---- Data excerpt
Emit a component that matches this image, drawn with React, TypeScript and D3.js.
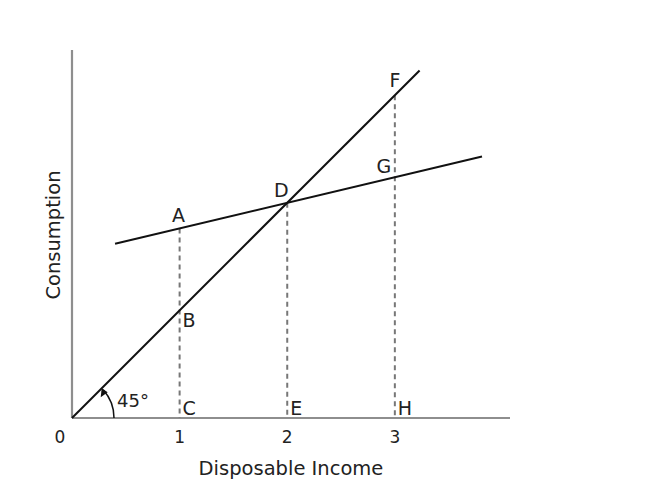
import React from "react";
import * as d3 from "d3";

// income ticks shown under the x axis
const incomeTicks = [0, 1, 2, 3];

// 45 degree line (income = consumption)
const fortyFiveIncome = [0, 3.23];
const fortyFiveConsumption = [0, 3.23];

// consumption function
const consIncome = [0.4, 3.81];
const consValues = [1.62, 2.43];

// dashed verticals: income, top of the line
const dropIncome = [1, 2, 3];
const dropTop = [1.76, 2, 3];

// point labels
const pointNames = ["A", "B", "D", "F", "G"];
const pointIncome = [1, 1, 2, 3, 3];
const pointConsumption = [1.76, 1, 2, 3, 2.24];

const axisNames = ["C", "E", "H"];
const axisIncome = [1, 2, 3];

const W = 653;
const H = 482;
const font = "'DejaVu Sans', sans-serif";

const App: React.FC = () => {
  const x = d3.scaleLinear().domain([0, 4.07]).range([72, 510]);
  const y = d3.scaleLinear().domain([0, 3.42]).range([418, 50]);

  const line = d3
    .line<[number, number]>()
    .x((d) => x(d[0]))
    .y((d) => y(d[1]));

  const fortyFive = fortyFiveIncome.map((v, i) => [v, fortyFiveConsumption[i]] as [number, number]);
  const consumption = consIncome.map((v, i) => [v, consValues[i]] as [number, number]);

  // little angle arc at the origin
  const ox = x(0);
  const oy = y(0);
  const r = 42;
  const arc = d3.path();
  arc.arc(ox, oy, r, 0, -Math.PI / 4 + 0.05, true);
  const tipA = -Math.PI / 4;
  const tx = ox + r * Math.cos(tipA);
  const ty = oy + r * Math.sin(tipA);

  // label offsets (dx, dy, anchor) for each point
  const pointOffsets: Record<string, [number, number, string]> = {
    A: [-1, -7, "middle"],
    B: [3, 17, "start"],
    D: [-6, -6, "middle"],
    F: [0, -8, "middle"],
    G: [-11, -4, "middle"],
  };

  return (
    <svg
      width={W}
      height={H}
      style={{ position: "absolute", left: 0, top: 0, background: "#fff" }}
    >
      {/* axes */}
      <line x1={x(0)} y1={y(0)} x2={x(4.07)} y2={y(0)} stroke="#8e8e8e" strokeWidth={2.2} />
      <line x1={x(0)} y1={y(0)} x2={x(0)} y2={y(3.42)} stroke="#8e8e8e" strokeWidth={2.2} />

      {/* dashed drop lines */}
      {dropIncome.map((v, i) => (
        <line
          key={"d" + i}
          x1={x(v)}
          x2={x(v)}
          y1={y(dropTop[i])}
          y2={y(0)}
          stroke="#777"
          strokeWidth={2}
          strokeDasharray="5,4"
        />
      ))}

      {/* lines */}
      <path d={line(fortyFive) || ""} fill="none" stroke="#111" strokeWidth={2} />
      <path d={line(consumption) || ""} fill="none" stroke="#111" strokeWidth={2} />

      {/* 45 degree arc */}
      <path d={arc.toString()} fill="none" stroke="#111" strokeWidth={1.5} />
      <path
        d={`M${tx},${ty} L${tx - 1},${ty + 9} L${tx + 6},${ty + 4} Z`}
        fill="#111"
      />
      <text x={117} y={407} fontFamily={font} fontSize={18} fill="#222">
        45°
      </text>

      {/* point labels */}
      {pointNames.map((n, i) => {
        const [dx, dy, anchor] = pointOffsets[n];
        return (
          <text
            key={n}
            x={x(pointIncome[i]) + dx}
            y={y(pointConsumption[i]) + dy}
            textAnchor={anchor as any}
            fontFamily={font}
            fontSize={19}
            fill="#222"
          >
            {n}
          </text>
        );
      })}
      {axisNames.map((n, i) => (
        <text
          key={n}
          x={x(axisIncome[i]) + 3}
          y={y(0) - 3}
          fontFamily={font}
          fontSize={19}
          fill="#222"
        >
          {n}
        </text>
      ))}

      {/* tick labels */}
      {incomeTicks.map((t) => (
        <text
          key={t}
          x={t === 0 ? x(0) - 12 : x(t)}
          y={y(0) + 25}
          textAnchor="middle"
          fontFamily={font}
          fontSize={17}
          fill="#222"
        >
          {t}
        </text>
      ))}

      {/* axis titles */}
      <text
        x={291}
        y={475}
        textAnchor="middle"
        fontFamily={font}
        fontSize={19.5}
        fill="#222"
      >
        Disposable Income
      </text>
      <text
        transform="translate(60,235) rotate(-90)"
        textAnchor="middle"
        fontFamily={font}
        fontSize={19.5}
        fill="#222"
      >
        Consumption
      </text>
    </svg>
  );
};

export default App;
--------
Problem to solve: Transcribe the whole listing exactly. Pictures are excluded.

Finished task:
Emit a component that matches this image, drawn with React, TypeScript and D3.js.
import React from "react";
import * as d3 from "d3";

// income ticks shown under the x axis
const incomeTicks = [0, 1, 2, 3];

// 45 degree line (income = consumption)
const fortyFiveIncome = [0, 3.23];
const fortyFiveConsumption = [0, 3.23];

// consumption function
const consIncome = [0.4, 3.81];
const consValues = [1.62, 2.43];

// dashed verticals: income, top of the line
const dropIncome = [1, 2, 3];
const dropTop = [1.76, 2, 3];

// point labels
const pointNames = ["A", "B", "D", "F", "G"];
const pointIncome = [1, 1, 2, 3, 3];
const pointConsumption = [1.76, 1, 2, 3, 2.24];

const axisNames = ["C", "E", "H"];
const axisIncome = [1, 2, 3];

const W = 653;
const H = 482;
const font = "'DejaVu Sans', sans-serif";

const App: React.FC = () => {
  const x = d3.scaleLinear().domain([0, 4.07]).range([72, 510]);
  const y = d3.scaleLinear().domain([0, 3.42]).range([418, 50]);

  const line = d3
    .line<[number, number]>()
    .x((d) => x(d[0]))
    .y((d) => y(d[1]));

  const fortyFive = fortyFiveIncome.map((v, i) => [v, fortyFiveConsumption[i]] as [number, number]);
  const consumption = consIncome.map((v, i) => [v, consValues[i]] as [number, number]);

  // little angle arc at the origin
  const ox = x(0);
  const oy = y(0);
  const r = 42;
  const arc = d3.path();
  arc.arc(ox, oy, r, 0, -Math.PI / 4 + 0.05, true);
  const tipA = -Math.PI / 4;
  const tx = ox + r * Math.cos(tipA);
  const ty = oy + r * Math.sin(tipA);

  // label offsets (dx, dy, anchor) for each point
  const pointOffsets: Record<string, [number, number, string]> = {
    A: [-1, -7, "middle"],
    B: [3, 17, "start"],
    D: [-6, -6, "middle"],
    F: [0, -8, "middle"],
    G: [-11, -4, "middle"],
  };

  return (
    <svg
      width={W}
      height={H}
      style={{ position: "absolute", left: 0, top: 0, background: "#fff" }}
    >
      {/* axes */}
      <line x1={x(0)} y1={y(0)} x2={x(4.07)} y2={y(0)} stroke="#8e8e8e" strokeWidth={2.2} />
      <line x1={x(0)} y1={y(0)} x2={x(0)} y2={y(3.42)} stroke="#8e8e8e" strokeWidth={2.2} />

      {/* dashed drop lines */}
      {dropIncome.map((v, i) => (
        <line
          key={"d" + i}
          x1={x(v)}
          x2={x(v)}
          y1={y(dropTop[i])}
          y2={y(0)}
          stroke="#777"
          strokeWidth={2}
          strokeDasharray="5,4"
        />
      ))}

      {/* lines */}
      <path d={line(fortyFive) || ""} fill="none" stroke="#111" strokeWidth={2} />
      <path d={line(consumption) || ""} fill="none" stroke="#111" strokeWidth={2} />

      {/* 45 degree arc */}
      <path d={arc.toString()} fill="none" stroke="#111" strokeWidth={1.5} />
      <path
        d={`M${tx},${ty} L${tx - 1},${ty + 9} L${tx + 6},${ty + 4} Z`}
        fill="#111"
      />
      <text x={117} y={407} fontFamily={font} fontSize={18} fill="#222">
        45°
      </text>

      {/* point labels */}
      {pointNames.map((n, i) => {
        const [dx, dy, anchor] = pointOffsets[n];
        return (
          <text
            key={n}
            x={x(pointIncome[i]) + dx}
            y={y(pointConsumption[i]) + dy}
            textAnchor={anchor as any}
            fontFamily={font}
            fontSize={19}
            fill="#222"
          >
            {n}
          </text>
        );
      })}
      {axisNames.map((n, i) => (
        <text
          key={n}
          x={x(axisIncome[i]) + 3}
          y={y(0) - 3}
          fontFamily={font}
          fontSize={19}
          fill="#222"
        >
          {n}
        </text>
      ))}

      {/* tick labels */}
      {incomeTicks.map((t) => (
        <text
          key={t}
          x={t === 0 ? x(0) - 12 : x(t)}
          y={y(0) + 25}
          textAnchor="middle"
          fontFamily={font}
          fontSize={17}
          fill="#222"
        >
          {t}
        </text>
      ))}

      {/* axis titles */}
      <text
        x={291}
        y={475}
        textAnchor="middle"
        fontFamily={font}
        fontSize={19.5}
        fill="#222"
      >
        Disposable Income
      </text>
      <text
        transform="translate(60,235) rotate(-90)"
        textAnchor="middle"
        fontFamily={font}
        fontSize={19.5}
        fill="#222"
      >
        Consumption
      </text>
    </svg>
  );
};

export default App;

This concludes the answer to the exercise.